Post by Greta » Sat Apr 07, 2018 4:04 am

Serendipper wrote:
Sat Apr 07, 2018 3:07 am
I can find no sensible theory to explain why they don't strive to understand it.
They seemed to have made an assumption. It seems that if people are getting excited over any of the photos they reflexively assume that it's nonsense. Every article about it is full of straw aliens the ghostly women, floating rock, giant face or rocks which look tiny bit like animals (and the more obviously amorphous bits of them are ignored). This was different but someone decided to ignore a research opportunity.

"Other philosophers adopted yet other solutions, including the monism of Spinoza and the pre-established harmony of Leibniz" ...

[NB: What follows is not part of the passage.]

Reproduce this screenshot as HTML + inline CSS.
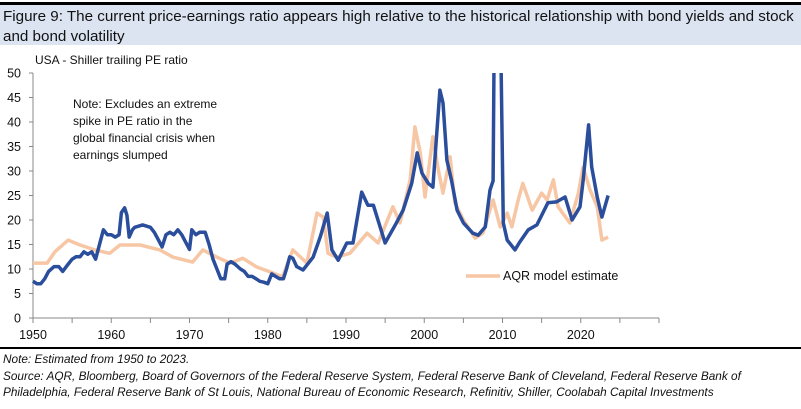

How does one thing affect another thing? They have to be part of the same thing otherwise it's an impossible problem.
Does connection entirely imply membership or ownership?
Serendipper wrote:If the foam doesn't thin out, and expansion is true, then foam particles are being created which pushes space outward.
But they are annihilated immediately. Maybe they are tiny explosions? Maybe everything that exists is an explosion of sorts? fast ones and very slow ones :)
Somehow they are being created faster than they are being annihilated?[/quote]
Maybe the same, with the energy of the "little explosions" pushing outwards in all directions.
Serendipper wrote:I don't know, it just doesn't seem consistent with what I've observed in nature to have seeds not sprout for a few years and then suddenly germinate when conditions in my house never varied by much.
It does to me. Some seeds have a very wide tolerance for different conditions while others are very particular. Some will soon rot while others are much hardier. You may well have had some tardigrades in stasis in there too.

Serendipper
Posts: 204
Joined: Sun Apr 01, 2018 1:05 am

Re: New Proof of the Existence of God

Post by Serendipper » Sat Apr 07, 2018 5:48 am

Greta wrote:
Sat Apr 07, 2018 4:04 am
Serendipper wrote:
Sat Apr 07, 2018 3:07 am
I can find no sensible theory to explain why they don't strive to understand it.
They seemed to have made an assumption. It seems that if people are getting excited over any of the photos they reflexively assume that it's nonsense. Every article about it is full of straw aliens the ghostly women, floating rock, giant face or rocks which look tiny bit like animals (and the more obviously amorphous bits of them are ignored). This was different but someone decided to ignore a research opportunity.
I can't believe the scientists aren't protesting en masse. The media attention would force nasa to research more.
"Other philosophers adopted yet other solutions, including the monism of Spinoza and the pre-established harmony of Leibniz" ...

How does one thing affect another thing? They have to be part of the same thing otherwise it's an impossible problem.
Does connection entirely imply membership or ownership?
A co-op membership.
Serendipper wrote:If the foam doesn't thin out, and expansion is true, then foam particles are being created which pushes space outward.
But they are annihilated immediately. Maybe they are tiny explosions? Maybe everything that exists is an explosion of sorts? fast ones and very slow ones :)
Somehow they are being created faster than they are being annihilated?
Maybe the same, with the energy of the "little explosions" pushing outwards in all directions.[/quote]
Yes but then it would become thinner. We need new particles to maintain density.
Serendipper wrote:I don't know, it just doesn't seem consistent with what I've observed in nature to have seeds not sprout for a few years and then suddenly germinate when conditions in my house never varied by much.
It does to me. Some seeds have a very wide tolerance for different conditions while others are very particular. Some will soon rot while others are much hardier. You may well have had some tardigrades in stasis in there too.
Now there is a name I'll never remember :lol:

So how about a mason jar of dirt with lid and ring in the oven at 350 for a while, then fill with boiling water to the top, slap the lid on and wait 5 years?